Search code examples
apache-nifi

nifi splitRecord hung


I'm testing nifi SplitRecord with a small file of only 11 records However, SplitRecord hangs for a long time. I don't get a clue what it is doing. Processor Hung

SPlitRecord Properties: more properties

Is Records Per Split controlling the maximum, or the minimum, or exact number of records per split? if the total number of records is less than records per split, what's the behavior of SplitRecords? does it wait until a time-out and then put all on-hold records in to a single split?

After about 10 minutes or random number of start/stop/terminate/restart it may trigger the processor to split the data sooner.


Solution

  • Records Per Split controls the maximum, see "SplitRecord.java" for the code. If there are fewer records than the RECORDS_PER_SPLIT value, it will immediately push them all out.

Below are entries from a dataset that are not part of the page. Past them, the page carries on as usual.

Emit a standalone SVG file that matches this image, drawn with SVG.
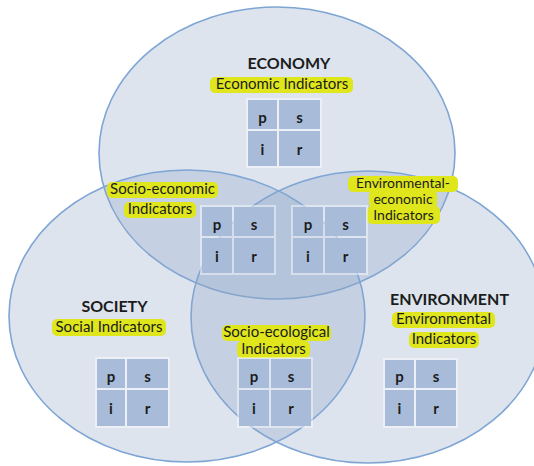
<svg xmlns="http://www.w3.org/2000/svg" width="534" height="466" viewBox="0 0 534 466">
<style>
.sphere{fill:#8ea5c6;fill-opacity:0.3;stroke:#7ea5d4;stroke-width:1.6}
.hl{fill:#dfe61c}
.lbl{font-family:Lato,"Liberation Sans",sans-serif;font-size:15px;fill:#1c1c1c;text-anchor:middle}
.sm{font-size:14px}
.head{font-family:Lato,"Liberation Sans",sans-serif;font-size:16px;font-weight:bold;fill:#1c1c1c;text-anchor:middle}
.frame{fill:#ffffff;fill-opacity:0.45}
.cell{fill:#a8bcda}
.let{font-family:Lato,"Liberation Sans",sans-serif;font-size:15px;font-weight:bold;fill:#1c1c1c;text-anchor:middle}
</style>
<rect width="534" height="466" fill="#ffffff"/>
<g id="spheres">
<ellipse class="sphere" cx="277" cy="153" rx="178" ry="146"/>
<ellipse class="sphere" cx="368" cy="317" rx="177" ry="146"/>
<ellipse class="sphere" cx="187" cy="316" rx="178" ry="146"/>
</g>

<g id="economy">
<text class="head" x="289" y="69">ECONOMY</text>
<rect class="hl" x="210" y="77" width="143" height="16" rx="5"/>
<text class="lbl" x="282" y="89">Economic Indicators</text>
<rect class="frame" x="246" y="98" width="76" height="70"/>
<rect class="cell" x="248" y="100" width="29" height="29"/>
<rect class="cell" x="279" y="100" width="41" height="29"/>
<rect class="cell" x="248" y="131" width="29" height="35"/>
<rect class="cell" x="279" y="131" width="41" height="35"/>
<text class="let" x="262.5" y="123">p</text>
<text class="let" x="299.5" y="123">s</text>
<text class="let" x="262.5" y="155">i</text>
<text class="let" x="299.5" y="155">r</text>
</g>

<g id="socio-economic">
<rect class="hl" x="107" y="182" width="111" height="16" rx="5"/>
<text class="lbl" x="162.5" y="194">Socio-economic</text>
<rect class="hl" x="124" y="202" width="72" height="16" rx="5"/>
<text class="lbl" x="160" y="214">Indicators</text>
<rect class="frame" x="200" y="205" width="76" height="70"/>
<rect class="cell" x="202" y="207" width="30" height="29"/>
<rect class="cell" x="234" y="207" width="40" height="29"/>
<rect class="cell" x="202" y="238" width="30" height="35"/>
<rect class="cell" x="234" y="238" width="40" height="35"/>
<text class="let" x="217" y="230">p</text>
<text class="let" x="254" y="230">s</text>
<text class="let" x="217" y="262">i</text>
<text class="let" x="254" y="262">r</text>
</g>

<g id="environmental-economic">
<rect class="hl" x="348" y="176" width="110" height="16" rx="5"/>
<rect class="hl" x="369" y="191" width="68" height="16" rx="4"/>
<rect class="hl" x="367" y="206" width="73" height="18" rx="5"/>
<text class="lbl sm" x="403" y="188">Environmental-</text>
<text class="lbl sm" x="403" y="204">economic</text>
<text class="lbl sm" x="403.5" y="220">Indicators</text>
<rect class="frame" x="291" y="205" width="77" height="70"/>
<rect class="cell" x="293" y="207" width="30" height="29"/>
<rect class="cell" x="325" y="207" width="41" height="29"/>
<rect class="cell" x="293" y="238" width="30" height="35"/>
<rect class="cell" x="325" y="238" width="41" height="35"/>
<text class="let" x="308" y="230">p</text>
<text class="let" x="345.5" y="230">s</text>
<text class="let" x="308" y="262">i</text>
<text class="let" x="345.5" y="262">r</text>
</g>

<g id="society">
<text class="head" x="114.5" y="312">SOCIETY</text>
<rect class="hl" x="52" y="319" width="114" height="17" rx="5"/>
<text class="lbl" x="109" y="332">Social Indicators</text>
<rect class="frame" x="95" y="357" width="75" height="71"/>
<rect class="cell" x="97" y="359" width="28" height="29"/>
<rect class="cell" x="127" y="359" width="41" height="29"/>
<rect class="cell" x="97" y="390" width="28" height="36"/>
<rect class="cell" x="127" y="390" width="41" height="36"/>
<text class="let" x="111" y="382">p</text>
<text class="let" x="147.5" y="382">s</text>
<text class="let" x="111" y="414">i</text>
<text class="let" x="147.5" y="414">r</text>
</g>

<g id="socio-ecological">
<rect class="hl" x="222" y="325" width="109" height="16" rx="5"/>
<rect class="hl" x="237" y="341" width="73" height="17" rx="5"/>
<text class="lbl" x="276.5" y="337">Socio-ecological</text>
<text class="lbl" x="273.5" y="354">Indicators</text>
<rect class="frame" x="237" y="357" width="76" height="71"/>
<rect class="cell" x="239" y="359" width="30" height="29"/>
<rect class="cell" x="271" y="359" width="40" height="29"/>
<rect class="cell" x="239" y="390" width="30" height="36"/>
<rect class="cell" x="271" y="390" width="40" height="36"/>
<text class="let" x="254" y="382">p</text>
<text class="let" x="291" y="382">s</text>
<text class="let" x="254" y="414">i</text>
<text class="let" x="291" y="414">r</text>
</g>

<g id="environment">
<text class="head" x="449.5" y="305">ENVIRONMENT</text>
<rect class="hl" x="392" y="312" width="103" height="16" rx="5"/>
<text class="lbl" x="443.5" y="324">Environmental</text>
<rect class="hl" x="409" y="332" width="70" height="16" rx="5"/>
<text class="lbl" x="444" y="344">Indicators</text>
<rect class="frame" x="383" y="358" width="75" height="70"/>
<rect class="cell" x="385" y="360" width="29" height="28"/>
<rect class="cell" x="416" y="360" width="40" height="28"/>
<rect class="cell" x="385" y="390" width="29" height="36"/>
<rect class="cell" x="416" y="390" width="40" height="36"/>
<text class="let" x="399.5" y="382">p</text>
<text class="let" x="436" y="382">s</text>
<text class="let" x="399.5" y="414">i</text>
<text class="let" x="436" y="414">r</text>
</g>
</svg>
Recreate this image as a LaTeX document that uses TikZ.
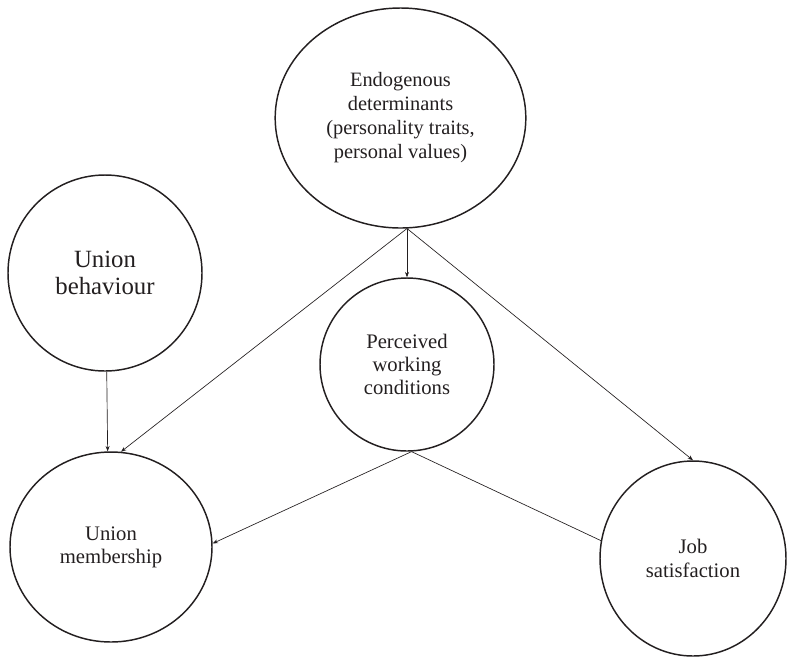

    However, it does look like it is creating a new FlowFile, even if the total record count is less than the RECORDS_PER_SPLIT value, meaning it's doing disk writing regardless of whether a split really occured.

    I would probably investigate two things:

    1. Host memory - how much memory does the host have? How much is configured as NiFi max heap? How much total system memory is in use/free? NiFi performs best when plenty of system memory is left for file cache.
    2. Host's disks, specifically the disk that has the Content Repository on it. Capacity? IO? Is it shared with other services? FlowFile content is written to the Content Repository, if the disk is shared with the OS, or other busy services (or other NiFi repos) it can really slow content modification down.

    Note: your NiFi version over 3 years old, please consider upgrading.